LilXPimp takes us behind the scenes of his ‘Body Loose’ playlist.
It’s Monday and you already know that our Za’mood playlists – available on our Spotify account – have been updated and they’re ready to enhance your thoughts, feelings, and vibes.
But here’s something new. LilXPimp has decided to take us behind the scenes of his ‘Body Loose’ playlist, teaching us something more about his Club Culture journey. Through his playlist, he reveals musical and technical skills, plus some fun facts, of the most important artists who traced the musical evolution from the ’70s to the ’90s. It’s James Brown of course. Artwork by Massimiliano Marzucco.
James Brown, aka Funky President, was born in 1933 and died in 2006. He can be truly considered as the inventor and the first pioneer of funk music.

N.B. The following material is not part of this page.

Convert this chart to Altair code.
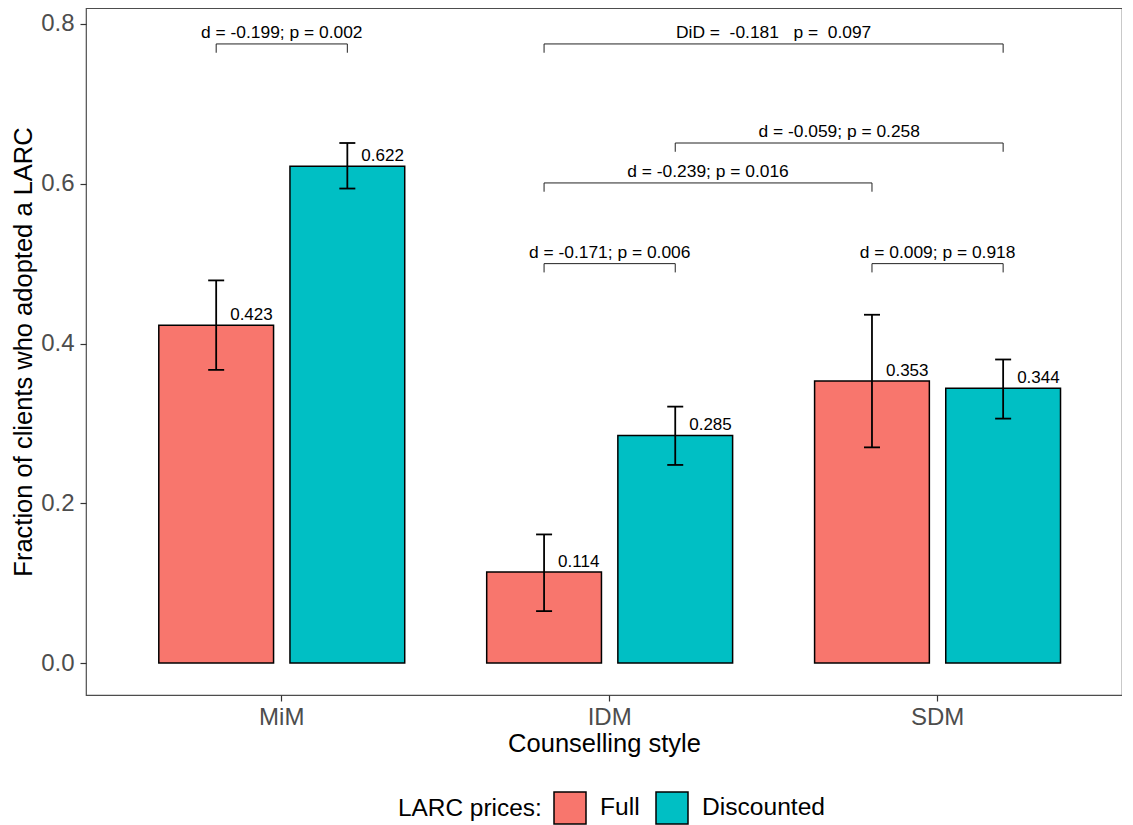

During the ’60s he began to emphasize the upbeat of each bar, rather than on the beat; this rhythmic change, highlighted by syncopated guitars which play on the upbeat, is clear in one of his first famous track, ‘Papa’s got a Brand New Bag ‘ (1965):
During the 70’s Mr.Brown started changing the number of bars and distorting the musical writing: he began to compose songs no longer following the rule of 18 bars – like soul and blues ones. You can find this technical change in the famous song ‘Get Up’, better known as ‘Sex Machine’:
In 1974 he performed in front of 120,000 people along with other artists like Etta James, B.B. King, and Bill Withers during the pre-show concert for the historic Ali-Foreman fight. The explosion of Disco Music compromised his career as a soul music artist until 1984 when the DJ, singer, songwriter and producer Afrika Bambaataa decided to collaborate with the Funky President for his track ‘Unity’:
His career continued with ups and downs until 1986, when he was included in the Rock and Roll Hall of Fame. James Brown is the artist who has the highest number of singles ranked in the Billboard Hot 100 – second only to Elvis Presley – and according to WhoSampled, he is the most sampled artist of all time. Fun fact: the first hip-hop record to use a James Brown’ sample was ‘Eric B. Is President’ by Eric B. & Rakim.